Pictures within the data are to be left out; everything else must be reproduced exactly.

------------------------------------------------------------------------

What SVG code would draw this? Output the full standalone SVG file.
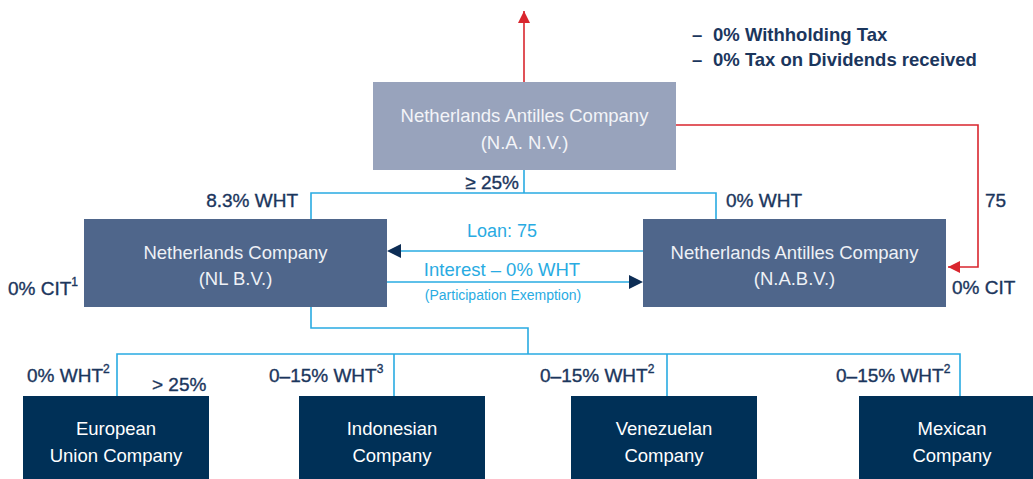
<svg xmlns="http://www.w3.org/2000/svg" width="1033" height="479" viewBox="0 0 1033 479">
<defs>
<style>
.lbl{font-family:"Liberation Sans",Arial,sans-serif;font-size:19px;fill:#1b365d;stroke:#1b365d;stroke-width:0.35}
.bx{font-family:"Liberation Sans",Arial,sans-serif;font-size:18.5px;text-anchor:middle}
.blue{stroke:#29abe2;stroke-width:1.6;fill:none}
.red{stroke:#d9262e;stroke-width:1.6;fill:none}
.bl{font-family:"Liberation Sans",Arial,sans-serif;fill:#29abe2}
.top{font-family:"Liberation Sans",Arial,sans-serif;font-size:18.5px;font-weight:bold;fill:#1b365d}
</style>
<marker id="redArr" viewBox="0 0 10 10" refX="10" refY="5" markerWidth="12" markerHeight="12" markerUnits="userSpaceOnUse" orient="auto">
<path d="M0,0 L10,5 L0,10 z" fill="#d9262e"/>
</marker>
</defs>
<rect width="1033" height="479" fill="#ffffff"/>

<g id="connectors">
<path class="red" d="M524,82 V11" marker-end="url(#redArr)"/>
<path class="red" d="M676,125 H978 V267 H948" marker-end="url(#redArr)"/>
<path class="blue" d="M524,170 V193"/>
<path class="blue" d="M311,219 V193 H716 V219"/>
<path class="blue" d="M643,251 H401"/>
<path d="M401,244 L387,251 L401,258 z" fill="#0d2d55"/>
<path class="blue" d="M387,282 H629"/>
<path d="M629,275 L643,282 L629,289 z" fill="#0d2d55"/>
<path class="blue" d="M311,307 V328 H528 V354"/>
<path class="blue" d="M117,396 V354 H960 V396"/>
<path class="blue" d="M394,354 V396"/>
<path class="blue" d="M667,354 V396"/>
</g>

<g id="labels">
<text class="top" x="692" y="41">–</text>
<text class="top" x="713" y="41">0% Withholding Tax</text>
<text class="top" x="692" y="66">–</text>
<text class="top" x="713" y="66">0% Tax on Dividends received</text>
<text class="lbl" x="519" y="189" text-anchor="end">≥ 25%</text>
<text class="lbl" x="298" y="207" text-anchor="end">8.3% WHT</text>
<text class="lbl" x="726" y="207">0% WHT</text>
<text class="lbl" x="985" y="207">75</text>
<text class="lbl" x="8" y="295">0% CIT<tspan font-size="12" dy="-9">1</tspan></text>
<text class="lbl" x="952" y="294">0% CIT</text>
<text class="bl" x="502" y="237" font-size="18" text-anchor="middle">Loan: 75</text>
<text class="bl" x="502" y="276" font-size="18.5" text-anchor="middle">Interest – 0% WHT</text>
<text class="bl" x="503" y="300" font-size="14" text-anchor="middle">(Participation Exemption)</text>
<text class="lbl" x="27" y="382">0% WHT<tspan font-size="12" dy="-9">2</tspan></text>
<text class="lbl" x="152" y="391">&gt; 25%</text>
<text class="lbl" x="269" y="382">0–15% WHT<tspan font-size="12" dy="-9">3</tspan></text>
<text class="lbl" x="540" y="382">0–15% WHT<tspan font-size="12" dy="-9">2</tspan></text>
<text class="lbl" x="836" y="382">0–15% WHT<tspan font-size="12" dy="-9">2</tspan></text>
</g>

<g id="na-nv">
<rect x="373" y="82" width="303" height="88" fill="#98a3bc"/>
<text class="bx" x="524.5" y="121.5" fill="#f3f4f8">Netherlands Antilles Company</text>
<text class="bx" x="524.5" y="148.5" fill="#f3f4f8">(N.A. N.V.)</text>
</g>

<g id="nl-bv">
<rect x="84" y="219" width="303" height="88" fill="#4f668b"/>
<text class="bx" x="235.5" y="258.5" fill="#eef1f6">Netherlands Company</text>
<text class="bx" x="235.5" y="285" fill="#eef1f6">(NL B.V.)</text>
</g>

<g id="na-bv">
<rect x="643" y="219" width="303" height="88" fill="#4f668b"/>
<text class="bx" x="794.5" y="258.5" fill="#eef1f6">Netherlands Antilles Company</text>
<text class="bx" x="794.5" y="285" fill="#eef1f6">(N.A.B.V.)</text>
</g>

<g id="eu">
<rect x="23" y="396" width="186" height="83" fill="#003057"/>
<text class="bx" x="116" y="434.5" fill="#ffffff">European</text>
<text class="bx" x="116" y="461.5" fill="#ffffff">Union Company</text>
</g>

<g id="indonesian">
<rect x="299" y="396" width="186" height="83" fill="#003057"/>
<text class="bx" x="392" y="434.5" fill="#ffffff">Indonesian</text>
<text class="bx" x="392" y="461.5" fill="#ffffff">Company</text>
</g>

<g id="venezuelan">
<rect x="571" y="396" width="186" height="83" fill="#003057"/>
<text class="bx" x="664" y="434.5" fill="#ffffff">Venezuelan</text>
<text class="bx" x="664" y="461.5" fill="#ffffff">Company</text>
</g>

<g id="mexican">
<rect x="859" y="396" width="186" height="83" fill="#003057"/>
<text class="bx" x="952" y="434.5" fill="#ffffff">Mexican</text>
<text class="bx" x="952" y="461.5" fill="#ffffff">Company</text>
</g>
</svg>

------------------------------------------------------------------------

#### [RESULT OF THE TASK]
What SVG code would draw this? Output the full standalone SVG file.
<svg xmlns="http://www.w3.org/2000/svg" width="1033" height="479" viewBox="0 0 1033 479">
<defs>
<style>
.lbl{font-family:"Liberation Sans",Arial,sans-serif;font-size:19px;fill:#1b365d;stroke:#1b365d;stroke-width:0.35}
.bx{font-family:"Liberation Sans",Arial,sans-serif;font-size:18.5px;text-anchor:middle}
.blue{stroke:#29abe2;stroke-width:1.6;fill:none}
.red{stroke:#d9262e;stroke-width:1.6;fill:none}
.bl{font-family:"Liberation Sans",Arial,sans-serif;fill:#29abe2}
.top{font-family:"Liberation Sans",Arial,sans-serif;font-size:18.5px;font-weight:bold;fill:#1b365d}
</style>
<marker id="redArr" viewBox="0 0 10 10" refX="10" refY="5" markerWidth="12" markerHeight="12" markerUnits="userSpaceOnUse" orient="auto">
<path d="M0,0 L10,5 L0,10 z" fill="#d9262e"/>
</marker>
</defs>
<rect width="1033" height="479" fill="#ffffff"/>

<g id="connectors">
<path class="red" d="M524,82 V11" marker-end="url(#redArr)"/>
<path class="red" d="M676,125 H978 V267 H948" marker-end="url(#redArr)"/>
<path class="blue" d="M524,170 V193"/>
<path class="blue" d="M311,219 V193 H716 V219"/>
<path class="blue" d="M643,251 H401"/>
<path d="M401,244 L387,251 L401,258 z" fill="#0d2d55"/>
<path class="blue" d="M387,282 H629"/>
<path d="M629,275 L643,282 L629,289 z" fill="#0d2d55"/>
<path class="blue" d="M311,307 V328 H528 V354"/>
<path class="blue" d="M117,396 V354 H960 V396"/>
<path class="blue" d="M394,354 V396"/>
<path class="blue" d="M667,354 V396"/>
</g>

<g id="labels">
<text class="top" x="692" y="41">–</text>
<text class="top" x="713" y="41">0% Withholding Tax</text>
<text class="top" x="692" y="66">–</text>
<text class="top" x="713" y="66">0% Tax on Dividends received</text>
<text class="lbl" x="519" y="189" text-anchor="end">≥ 25%</text>
<text class="lbl" x="298" y="207" text-anchor="end">8.3% WHT</text>
<text class="lbl" x="726" y="207">0% WHT</text>
<text class="lbl" x="985" y="207">75</text>
<text class="lbl" x="8" y="295">0% CIT<tspan font-size="12" dy="-9">1</tspan></text>
<text class="lbl" x="952" y="294">0% CIT</text>
<text class="bl" x="502" y="237" font-size="18" text-anchor="middle">Loan: 75</text>
<text class="bl" x="502" y="276" font-size="18.5" text-anchor="middle">Interest – 0% WHT</text>
<text class="bl" x="503" y="300" font-size="14" text-anchor="middle">(Participation Exemption)</text>
<text class="lbl" x="27" y="382">0% WHT<tspan font-size="12" dy="-9">2</tspan></text>
<text class="lbl" x="152" y="391">&gt; 25%</text>
<text class="lbl" x="269" y="382">0–15% WHT<tspan font-size="12" dy="-9">3</tspan></text>
<text class="lbl" x="540" y="382">0–15% WHT<tspan font-size="12" dy="-9">2</tspan></text>
<text class="lbl" x="836" y="382">0–15% WHT<tspan font-size="12" dy="-9">2</tspan></text>
</g>

<g id="na-nv">
<rect x="373" y="82" width="303" height="88" fill="#98a3bc"/>
<text class="bx" x="524.5" y="121.5" fill="#f3f4f8">Netherlands Antilles Company</text>
<text class="bx" x="524.5" y="148.5" fill="#f3f4f8">(N.A. N.V.)</text>
</g>

<g id="nl-bv">
<rect x="84" y="219" width="303" height="88" fill="#4f668b"/>
<text class="bx" x="235.5" y="258.5" fill="#eef1f6">Netherlands Company</text>
<text class="bx" x="235.5" y="285" fill="#eef1f6">(NL B.V.)</text>
</g>

<g id="na-bv">
<rect x="643" y="219" width="303" height="88" fill="#4f668b"/>
<text class="bx" x="794.5" y="258.5" fill="#eef1f6">Netherlands Antilles Company</text>
<text class="bx" x="794.5" y="285" fill="#eef1f6">(N.A.B.V.)</text>
</g>

<g id="eu">
<rect x="23" y="396" width="186" height="83" fill="#003057"/>
<text class="bx" x="116" y="434.5" fill="#ffffff">European</text>
<text class="bx" x="116" y="461.5" fill="#ffffff">Union Company</text>
</g>

<g id="indonesian">
<rect x="299" y="396" width="186" height="83" fill="#003057"/>
<text class="bx" x="392" y="434.5" fill="#ffffff">Indonesian</text>
<text class="bx" x="392" y="461.5" fill="#ffffff">Company</text>
</g>

<g id="venezuelan">
<rect x="571" y="396" width="186" height="83" fill="#003057"/>
<text class="bx" x="664" y="434.5" fill="#ffffff">Venezuelan</text>
<text class="bx" x="664" y="461.5" fill="#ffffff">Company</text>
</g>

<g id="mexican">
<rect x="859" y="396" width="186" height="83" fill="#003057"/>
<text class="bx" x="952" y="434.5" fill="#ffffff">Mexican</text>
<text class="bx" x="952" y="461.5" fill="#ffffff">Company</text>
</g>
</svg>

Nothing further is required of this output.